3. These truths of God and immortality were most probably handed down through the line of patriarchs of the race of Seth, but were, at all events, known to Noah, and were by him communicated to his immediate descendants.
4. In consequence of this communication, the true worship of God continued, for some time after the subsidence of the deluge, to be cultivated by the Noachidae, the Noachites, or the descendants of Noah.
5. At a subsequent period (no matter when, but the biblical record places it at the attempted building of the tower of Babel), there was a secession of a large number of the human race from the Noachites.
6. These seceders rapidly lost sight of the divine truths which had been communicated to them from their common ancestor, and fell into the most grievous theological errors, corrupting the purity of the worship and the orthodoxy of the religious faith which they had primarily received.
7. These truths were preserved in their integrity by but a very few in the patriarchal line, while still fewer were enabled to retain only dim and glimmering portions of the true light.
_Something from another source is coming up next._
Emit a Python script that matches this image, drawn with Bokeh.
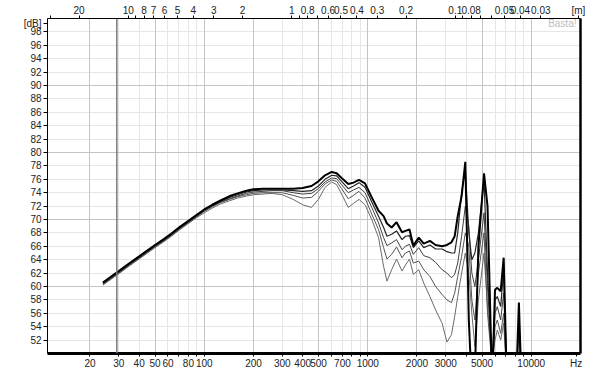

8. The first class was confined to the direct descendants of Noah, and the second was to be found among the priests and philosophers, and, perhaps, still later, among the poets of the heathen nations, and among those whom they initiated into the secrets of these truths. Of the prevalence of these religious truths among the patriarchal descendants of Noah, we have ample evidence in the sacred records. As to their existence among a body of learned heathens, we have the testimony of many intelligent writers who have devoted their energies to this subject. Thus the learned Grote, in his “History of Greece,” says, “The allegorical interpretation of the myths has been, by several learned investigators, especially by Creuzer, connected with the hypothesis of an ancient and highly instructed body of priests, having their origin either in Egypt or in the East, and communicating to the rude and barbarous Greeks religious, physical, and historical knowledge, under the veil of symbols.” What is here said only of the Greeks is equally applicable to every other intellectual nation of antiquity.